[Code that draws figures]
####################

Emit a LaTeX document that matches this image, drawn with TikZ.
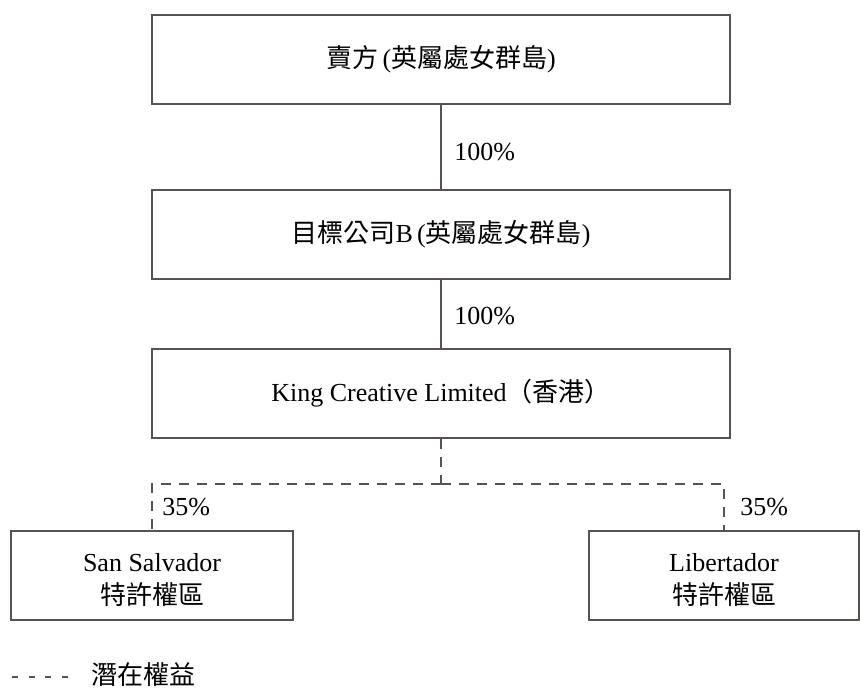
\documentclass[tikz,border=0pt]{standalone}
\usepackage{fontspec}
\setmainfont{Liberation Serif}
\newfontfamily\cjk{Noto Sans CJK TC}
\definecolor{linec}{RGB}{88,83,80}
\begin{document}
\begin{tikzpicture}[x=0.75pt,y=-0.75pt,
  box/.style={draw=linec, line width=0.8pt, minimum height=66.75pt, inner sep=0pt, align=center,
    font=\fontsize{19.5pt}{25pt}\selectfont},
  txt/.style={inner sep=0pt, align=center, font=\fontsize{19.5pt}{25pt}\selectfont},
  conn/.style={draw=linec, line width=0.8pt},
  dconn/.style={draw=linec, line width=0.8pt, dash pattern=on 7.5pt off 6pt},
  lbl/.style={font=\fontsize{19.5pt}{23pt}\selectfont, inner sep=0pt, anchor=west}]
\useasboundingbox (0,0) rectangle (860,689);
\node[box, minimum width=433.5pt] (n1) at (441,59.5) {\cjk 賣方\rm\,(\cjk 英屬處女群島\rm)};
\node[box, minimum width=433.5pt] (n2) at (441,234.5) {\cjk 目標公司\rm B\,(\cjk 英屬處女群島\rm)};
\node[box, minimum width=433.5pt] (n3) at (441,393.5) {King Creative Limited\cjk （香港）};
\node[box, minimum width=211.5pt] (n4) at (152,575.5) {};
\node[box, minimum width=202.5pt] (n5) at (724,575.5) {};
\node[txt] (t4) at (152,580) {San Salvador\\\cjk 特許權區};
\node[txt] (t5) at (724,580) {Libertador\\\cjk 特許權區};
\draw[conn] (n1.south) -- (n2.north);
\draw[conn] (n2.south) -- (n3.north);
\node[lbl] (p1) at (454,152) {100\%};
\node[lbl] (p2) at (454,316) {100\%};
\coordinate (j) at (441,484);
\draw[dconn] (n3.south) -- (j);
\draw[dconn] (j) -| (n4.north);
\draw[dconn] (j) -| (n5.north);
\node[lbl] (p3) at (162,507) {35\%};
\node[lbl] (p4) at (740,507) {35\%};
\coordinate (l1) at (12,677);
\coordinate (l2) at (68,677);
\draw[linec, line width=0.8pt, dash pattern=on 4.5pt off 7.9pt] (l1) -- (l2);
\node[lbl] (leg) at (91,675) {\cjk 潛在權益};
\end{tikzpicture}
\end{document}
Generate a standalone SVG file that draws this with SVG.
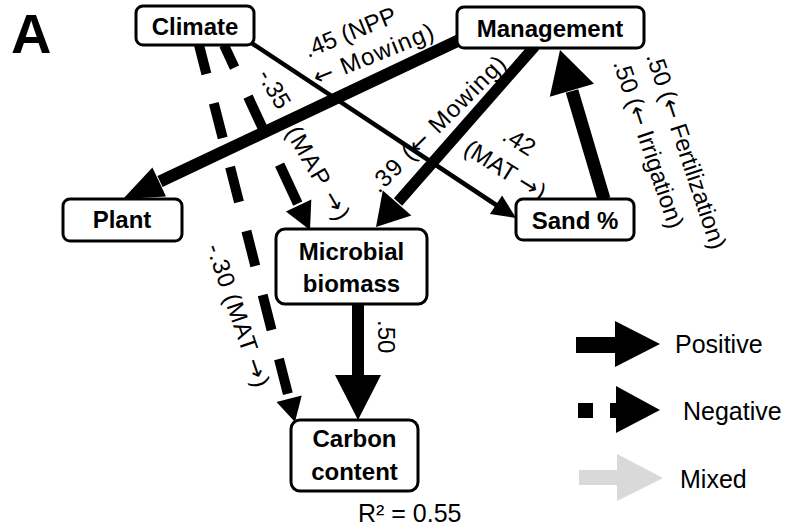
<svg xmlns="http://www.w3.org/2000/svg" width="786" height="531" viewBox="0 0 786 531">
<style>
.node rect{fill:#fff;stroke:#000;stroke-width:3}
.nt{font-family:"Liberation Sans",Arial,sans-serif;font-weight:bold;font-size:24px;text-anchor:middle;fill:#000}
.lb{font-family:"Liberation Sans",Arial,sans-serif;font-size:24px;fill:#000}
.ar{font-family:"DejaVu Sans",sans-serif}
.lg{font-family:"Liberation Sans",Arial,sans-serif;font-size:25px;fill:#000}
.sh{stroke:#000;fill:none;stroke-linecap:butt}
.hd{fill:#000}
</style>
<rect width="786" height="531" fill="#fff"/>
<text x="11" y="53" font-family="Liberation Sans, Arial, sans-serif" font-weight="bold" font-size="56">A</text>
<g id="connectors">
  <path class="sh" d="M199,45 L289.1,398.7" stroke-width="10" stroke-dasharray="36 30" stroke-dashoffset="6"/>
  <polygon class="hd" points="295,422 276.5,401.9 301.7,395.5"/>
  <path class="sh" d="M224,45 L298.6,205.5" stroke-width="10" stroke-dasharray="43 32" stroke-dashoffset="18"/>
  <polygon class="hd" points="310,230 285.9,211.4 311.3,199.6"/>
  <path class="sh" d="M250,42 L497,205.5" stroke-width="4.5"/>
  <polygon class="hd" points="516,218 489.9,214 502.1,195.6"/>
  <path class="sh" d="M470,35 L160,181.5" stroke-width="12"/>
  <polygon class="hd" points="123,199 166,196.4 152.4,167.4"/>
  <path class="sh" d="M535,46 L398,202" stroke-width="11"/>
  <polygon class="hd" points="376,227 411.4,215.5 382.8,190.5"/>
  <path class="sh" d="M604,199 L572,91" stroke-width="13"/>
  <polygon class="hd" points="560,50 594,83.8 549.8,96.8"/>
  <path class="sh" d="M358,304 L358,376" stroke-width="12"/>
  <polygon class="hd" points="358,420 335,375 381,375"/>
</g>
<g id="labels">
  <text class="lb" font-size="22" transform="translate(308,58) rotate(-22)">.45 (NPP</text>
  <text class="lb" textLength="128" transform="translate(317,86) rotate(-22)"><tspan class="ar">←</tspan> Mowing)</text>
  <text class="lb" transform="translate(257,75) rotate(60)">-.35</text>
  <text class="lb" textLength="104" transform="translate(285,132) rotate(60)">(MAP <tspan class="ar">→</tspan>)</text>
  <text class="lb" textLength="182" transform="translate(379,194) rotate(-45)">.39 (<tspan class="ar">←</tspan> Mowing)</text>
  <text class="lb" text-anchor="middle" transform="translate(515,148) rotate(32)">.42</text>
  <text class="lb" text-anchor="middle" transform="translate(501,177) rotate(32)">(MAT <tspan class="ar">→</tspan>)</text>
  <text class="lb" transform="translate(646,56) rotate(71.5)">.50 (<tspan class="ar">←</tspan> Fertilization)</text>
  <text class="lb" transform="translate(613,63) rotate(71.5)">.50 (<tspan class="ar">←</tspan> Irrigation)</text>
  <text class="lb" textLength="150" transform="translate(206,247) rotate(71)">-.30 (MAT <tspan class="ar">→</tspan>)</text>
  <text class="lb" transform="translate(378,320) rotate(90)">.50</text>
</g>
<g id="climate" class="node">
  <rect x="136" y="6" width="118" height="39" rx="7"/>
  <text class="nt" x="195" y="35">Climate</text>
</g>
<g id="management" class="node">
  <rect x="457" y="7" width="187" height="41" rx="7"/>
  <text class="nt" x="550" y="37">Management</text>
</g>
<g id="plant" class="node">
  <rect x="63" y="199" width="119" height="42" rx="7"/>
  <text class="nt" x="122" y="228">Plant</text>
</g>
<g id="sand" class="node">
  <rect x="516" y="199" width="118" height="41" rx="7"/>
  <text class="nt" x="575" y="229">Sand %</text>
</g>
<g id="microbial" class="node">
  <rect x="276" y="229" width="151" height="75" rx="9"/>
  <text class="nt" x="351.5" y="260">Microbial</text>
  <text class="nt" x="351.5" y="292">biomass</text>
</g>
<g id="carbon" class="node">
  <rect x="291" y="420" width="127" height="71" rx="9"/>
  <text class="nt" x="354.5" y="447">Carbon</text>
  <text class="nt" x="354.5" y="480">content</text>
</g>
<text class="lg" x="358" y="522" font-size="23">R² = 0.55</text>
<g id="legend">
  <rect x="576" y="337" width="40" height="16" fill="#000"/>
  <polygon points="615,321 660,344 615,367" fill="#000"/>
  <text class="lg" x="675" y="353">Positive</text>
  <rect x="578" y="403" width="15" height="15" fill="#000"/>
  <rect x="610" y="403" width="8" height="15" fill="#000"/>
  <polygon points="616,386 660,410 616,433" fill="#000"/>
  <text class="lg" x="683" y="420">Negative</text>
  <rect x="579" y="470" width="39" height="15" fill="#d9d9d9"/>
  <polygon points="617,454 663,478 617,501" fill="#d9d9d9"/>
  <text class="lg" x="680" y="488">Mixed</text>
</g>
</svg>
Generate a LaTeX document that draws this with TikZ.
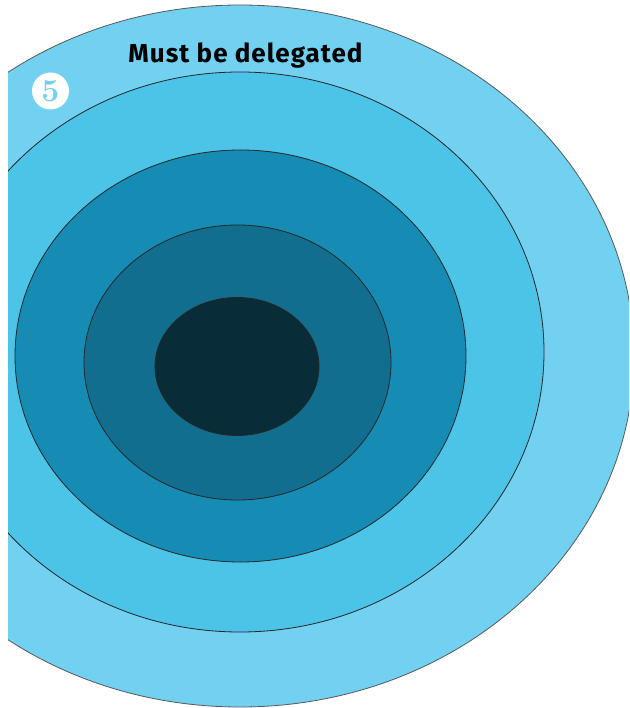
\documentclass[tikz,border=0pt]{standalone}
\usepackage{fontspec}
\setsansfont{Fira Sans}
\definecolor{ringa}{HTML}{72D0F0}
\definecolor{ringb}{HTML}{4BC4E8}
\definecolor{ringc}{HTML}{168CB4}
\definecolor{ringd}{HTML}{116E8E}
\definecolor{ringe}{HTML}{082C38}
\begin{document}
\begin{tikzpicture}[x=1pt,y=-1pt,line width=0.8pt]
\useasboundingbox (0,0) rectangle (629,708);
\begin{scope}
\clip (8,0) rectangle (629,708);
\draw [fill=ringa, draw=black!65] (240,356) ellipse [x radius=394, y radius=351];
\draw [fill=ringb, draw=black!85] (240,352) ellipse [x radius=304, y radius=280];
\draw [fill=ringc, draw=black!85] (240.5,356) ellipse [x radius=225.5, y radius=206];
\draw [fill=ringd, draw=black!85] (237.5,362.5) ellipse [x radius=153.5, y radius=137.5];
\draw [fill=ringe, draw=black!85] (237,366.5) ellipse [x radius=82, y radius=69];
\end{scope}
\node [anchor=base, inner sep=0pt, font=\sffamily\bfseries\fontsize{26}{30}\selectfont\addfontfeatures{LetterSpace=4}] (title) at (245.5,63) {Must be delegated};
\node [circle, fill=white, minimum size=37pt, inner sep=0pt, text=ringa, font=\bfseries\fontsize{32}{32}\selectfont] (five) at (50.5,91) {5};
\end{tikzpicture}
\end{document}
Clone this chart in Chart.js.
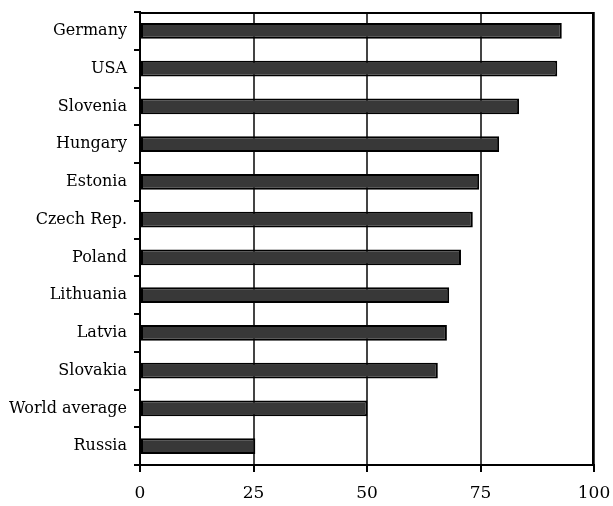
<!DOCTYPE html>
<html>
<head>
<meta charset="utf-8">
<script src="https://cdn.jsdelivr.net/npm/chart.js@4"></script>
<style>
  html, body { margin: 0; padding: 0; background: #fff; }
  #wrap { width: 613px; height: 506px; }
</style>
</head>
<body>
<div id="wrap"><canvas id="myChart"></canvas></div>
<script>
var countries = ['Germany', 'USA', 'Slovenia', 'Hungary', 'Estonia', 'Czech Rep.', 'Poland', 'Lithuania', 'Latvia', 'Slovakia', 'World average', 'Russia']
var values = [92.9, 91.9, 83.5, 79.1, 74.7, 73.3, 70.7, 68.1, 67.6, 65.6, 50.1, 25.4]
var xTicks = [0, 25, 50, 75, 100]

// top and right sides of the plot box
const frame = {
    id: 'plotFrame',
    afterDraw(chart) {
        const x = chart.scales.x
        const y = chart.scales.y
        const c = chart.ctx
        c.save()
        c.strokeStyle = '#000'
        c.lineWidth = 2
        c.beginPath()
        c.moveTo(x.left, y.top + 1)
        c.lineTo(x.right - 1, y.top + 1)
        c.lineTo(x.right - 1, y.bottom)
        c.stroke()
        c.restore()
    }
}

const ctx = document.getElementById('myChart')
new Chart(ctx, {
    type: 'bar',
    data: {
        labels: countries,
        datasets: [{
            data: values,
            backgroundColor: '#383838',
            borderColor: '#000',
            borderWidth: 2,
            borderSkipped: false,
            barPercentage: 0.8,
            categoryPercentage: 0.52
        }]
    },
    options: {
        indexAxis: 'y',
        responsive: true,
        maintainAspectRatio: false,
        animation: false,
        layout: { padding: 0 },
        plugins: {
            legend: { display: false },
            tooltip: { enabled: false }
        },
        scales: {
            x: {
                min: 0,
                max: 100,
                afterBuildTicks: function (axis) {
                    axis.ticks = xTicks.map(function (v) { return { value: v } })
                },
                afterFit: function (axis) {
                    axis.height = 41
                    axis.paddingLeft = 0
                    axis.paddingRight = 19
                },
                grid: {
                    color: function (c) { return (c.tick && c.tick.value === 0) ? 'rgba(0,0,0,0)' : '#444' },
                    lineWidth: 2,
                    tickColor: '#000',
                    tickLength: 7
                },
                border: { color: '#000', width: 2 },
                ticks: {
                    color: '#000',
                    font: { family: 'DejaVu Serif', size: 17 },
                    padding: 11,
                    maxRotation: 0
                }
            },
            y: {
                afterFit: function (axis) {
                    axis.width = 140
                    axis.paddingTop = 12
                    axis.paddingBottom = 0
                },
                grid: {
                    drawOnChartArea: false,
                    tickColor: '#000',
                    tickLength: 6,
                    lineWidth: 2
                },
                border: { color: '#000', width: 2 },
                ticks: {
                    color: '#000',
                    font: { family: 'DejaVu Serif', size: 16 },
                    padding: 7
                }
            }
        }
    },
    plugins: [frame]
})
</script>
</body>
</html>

####################

» What needs to be done
Exactly the lines starting at the line containing "Clone this chart in Chart.js." and ending at the line containing "var xTicks = [0, 25, 50, 75, 100]" should be transcribed, both included; omit the pictures.

» Expected answer
Clone this chart in Chart.js.
<!DOCTYPE html>
<html>
<head>
<meta charset="utf-8">
<script src="https://cdn.jsdelivr.net/npm/chart.js@4"></script>
<style>
  html, body { margin: 0; padding: 0; background: #fff; }
  #wrap { width: 613px; height: 506px; }
</style>
</head>
<body>
<div id="wrap"><canvas id="myChart"></canvas></div>
<script>
var countries = ['Germany', 'USA', 'Slovenia', 'Hungary', 'Estonia', 'Czech Rep.', 'Poland', 'Lithuania', 'Latvia', 'Slovakia', 'World average', 'Russia']
var values = [92.9, 91.9, 83.5, 79.1, 74.7, 73.3, 70.7, 68.1, 67.6, 65.6, 50.1, 25.4]
var xTicks = [0, 25, 50, 75, 100]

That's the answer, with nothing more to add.